■ Exercise task
Lines containing the word "this" are to be located and copied.
####
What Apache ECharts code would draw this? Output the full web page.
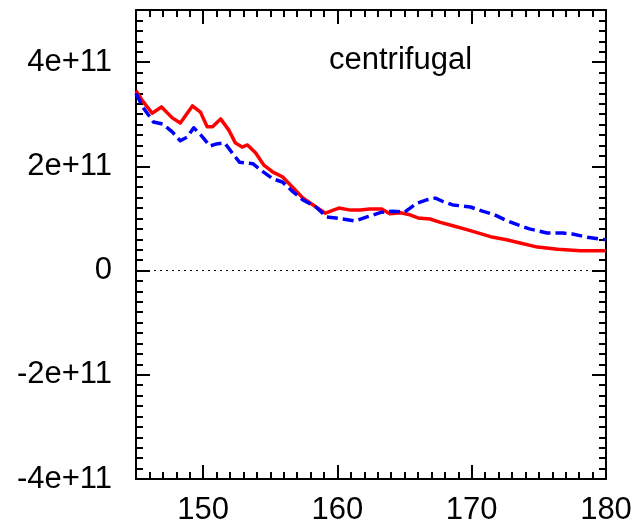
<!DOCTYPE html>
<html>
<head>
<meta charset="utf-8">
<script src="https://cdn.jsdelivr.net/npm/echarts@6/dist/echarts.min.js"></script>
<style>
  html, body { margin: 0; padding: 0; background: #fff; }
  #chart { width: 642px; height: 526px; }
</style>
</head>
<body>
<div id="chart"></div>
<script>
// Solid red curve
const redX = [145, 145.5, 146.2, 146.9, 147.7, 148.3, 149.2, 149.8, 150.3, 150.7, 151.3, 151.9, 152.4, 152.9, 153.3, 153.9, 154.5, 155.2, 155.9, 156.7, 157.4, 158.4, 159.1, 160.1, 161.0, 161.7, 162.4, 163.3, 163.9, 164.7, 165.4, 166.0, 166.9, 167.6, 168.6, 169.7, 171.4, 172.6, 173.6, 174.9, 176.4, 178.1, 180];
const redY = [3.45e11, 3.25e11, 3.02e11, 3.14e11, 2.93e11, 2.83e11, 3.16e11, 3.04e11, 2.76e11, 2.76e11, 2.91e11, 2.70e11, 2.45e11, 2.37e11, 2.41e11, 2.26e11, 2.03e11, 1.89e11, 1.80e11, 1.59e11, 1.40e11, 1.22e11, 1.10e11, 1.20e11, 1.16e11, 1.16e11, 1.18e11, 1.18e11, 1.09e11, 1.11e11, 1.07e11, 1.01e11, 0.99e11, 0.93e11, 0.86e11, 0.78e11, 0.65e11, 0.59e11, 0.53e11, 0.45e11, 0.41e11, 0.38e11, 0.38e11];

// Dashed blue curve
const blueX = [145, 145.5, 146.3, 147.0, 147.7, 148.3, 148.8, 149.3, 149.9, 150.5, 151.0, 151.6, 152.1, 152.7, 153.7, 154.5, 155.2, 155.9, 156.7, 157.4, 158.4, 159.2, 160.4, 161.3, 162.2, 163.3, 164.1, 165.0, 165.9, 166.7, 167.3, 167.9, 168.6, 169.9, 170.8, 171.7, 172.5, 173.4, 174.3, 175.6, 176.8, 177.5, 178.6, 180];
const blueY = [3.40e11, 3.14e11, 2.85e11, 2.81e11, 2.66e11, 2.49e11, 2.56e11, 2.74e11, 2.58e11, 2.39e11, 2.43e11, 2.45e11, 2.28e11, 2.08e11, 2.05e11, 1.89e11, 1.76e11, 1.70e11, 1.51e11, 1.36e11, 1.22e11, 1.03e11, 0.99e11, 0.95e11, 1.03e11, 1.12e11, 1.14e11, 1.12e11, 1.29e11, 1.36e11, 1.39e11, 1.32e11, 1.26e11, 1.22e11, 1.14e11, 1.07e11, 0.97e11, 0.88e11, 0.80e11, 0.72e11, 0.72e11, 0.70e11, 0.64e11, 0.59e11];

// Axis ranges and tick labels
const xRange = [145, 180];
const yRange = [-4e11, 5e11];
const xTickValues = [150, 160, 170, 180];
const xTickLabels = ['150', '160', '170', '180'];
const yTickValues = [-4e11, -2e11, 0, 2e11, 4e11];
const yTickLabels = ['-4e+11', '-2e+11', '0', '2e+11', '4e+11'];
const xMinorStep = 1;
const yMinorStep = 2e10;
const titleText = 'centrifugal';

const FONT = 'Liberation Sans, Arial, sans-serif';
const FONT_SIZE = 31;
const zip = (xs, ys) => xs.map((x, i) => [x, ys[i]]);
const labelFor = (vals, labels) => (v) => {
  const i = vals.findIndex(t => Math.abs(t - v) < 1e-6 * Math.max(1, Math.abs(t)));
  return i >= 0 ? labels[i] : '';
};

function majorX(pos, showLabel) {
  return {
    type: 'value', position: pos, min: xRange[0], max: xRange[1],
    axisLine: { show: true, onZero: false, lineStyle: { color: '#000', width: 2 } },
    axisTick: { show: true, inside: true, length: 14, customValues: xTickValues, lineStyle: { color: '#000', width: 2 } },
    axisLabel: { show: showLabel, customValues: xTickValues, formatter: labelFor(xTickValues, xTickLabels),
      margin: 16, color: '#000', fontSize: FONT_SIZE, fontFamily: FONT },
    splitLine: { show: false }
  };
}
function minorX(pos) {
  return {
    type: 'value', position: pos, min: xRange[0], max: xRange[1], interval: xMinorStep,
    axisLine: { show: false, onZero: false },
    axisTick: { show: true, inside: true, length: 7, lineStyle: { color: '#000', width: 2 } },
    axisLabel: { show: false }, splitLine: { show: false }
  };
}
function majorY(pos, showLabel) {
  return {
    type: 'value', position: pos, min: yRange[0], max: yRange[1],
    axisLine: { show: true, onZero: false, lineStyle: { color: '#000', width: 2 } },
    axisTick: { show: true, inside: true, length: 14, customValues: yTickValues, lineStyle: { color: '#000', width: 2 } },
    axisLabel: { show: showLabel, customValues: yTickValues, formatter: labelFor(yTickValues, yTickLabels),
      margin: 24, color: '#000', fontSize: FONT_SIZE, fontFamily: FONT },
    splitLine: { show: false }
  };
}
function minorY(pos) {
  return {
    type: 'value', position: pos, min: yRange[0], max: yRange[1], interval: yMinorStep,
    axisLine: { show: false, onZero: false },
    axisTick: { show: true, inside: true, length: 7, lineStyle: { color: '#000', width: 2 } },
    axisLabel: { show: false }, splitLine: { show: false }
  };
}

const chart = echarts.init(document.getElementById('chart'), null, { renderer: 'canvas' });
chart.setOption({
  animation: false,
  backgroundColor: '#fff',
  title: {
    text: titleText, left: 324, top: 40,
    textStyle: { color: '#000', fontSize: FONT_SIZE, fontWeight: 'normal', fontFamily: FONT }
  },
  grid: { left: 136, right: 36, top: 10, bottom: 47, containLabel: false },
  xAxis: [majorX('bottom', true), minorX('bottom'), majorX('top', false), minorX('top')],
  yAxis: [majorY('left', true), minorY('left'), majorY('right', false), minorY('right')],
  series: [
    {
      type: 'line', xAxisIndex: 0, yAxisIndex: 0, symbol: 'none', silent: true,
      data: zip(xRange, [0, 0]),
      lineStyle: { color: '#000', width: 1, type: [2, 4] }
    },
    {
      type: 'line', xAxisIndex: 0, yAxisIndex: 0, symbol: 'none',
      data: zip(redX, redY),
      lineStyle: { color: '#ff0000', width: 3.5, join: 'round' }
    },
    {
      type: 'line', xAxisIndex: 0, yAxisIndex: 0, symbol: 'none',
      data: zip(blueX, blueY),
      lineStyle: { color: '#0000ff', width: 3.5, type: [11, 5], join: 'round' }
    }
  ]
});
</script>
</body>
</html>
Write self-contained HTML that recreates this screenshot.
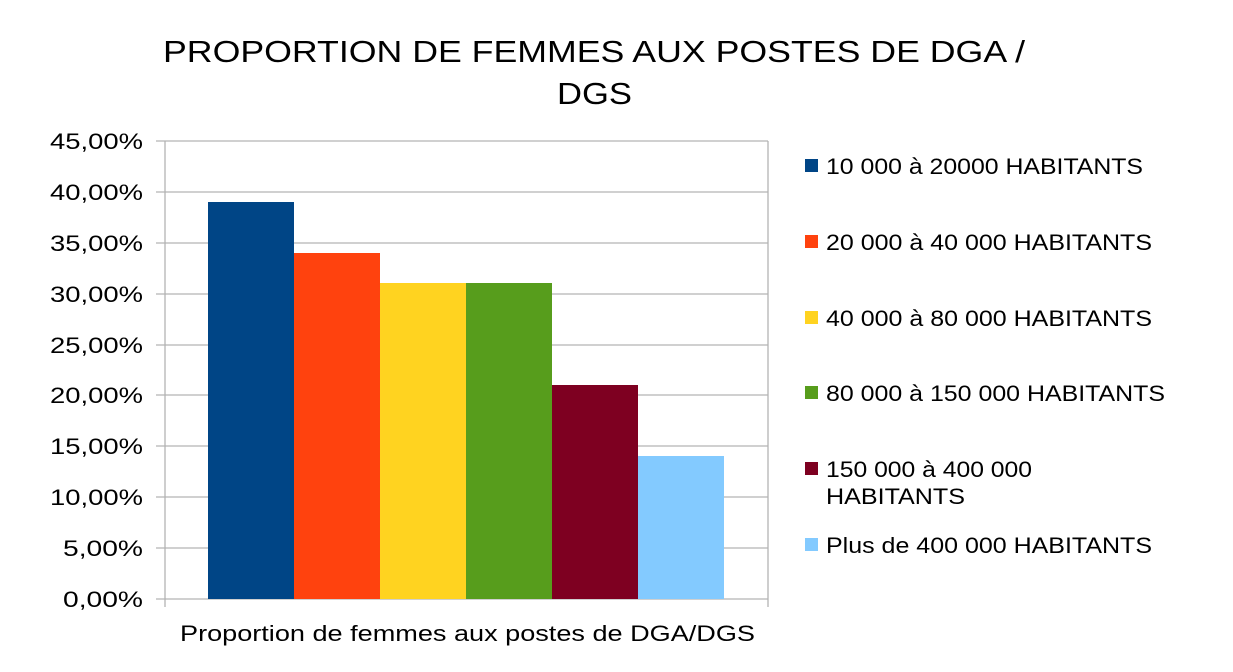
####
■ Answer
What Apache ECharts code would draw this? Output the full web page.
Write self-contained HTML that recreates this screenshot.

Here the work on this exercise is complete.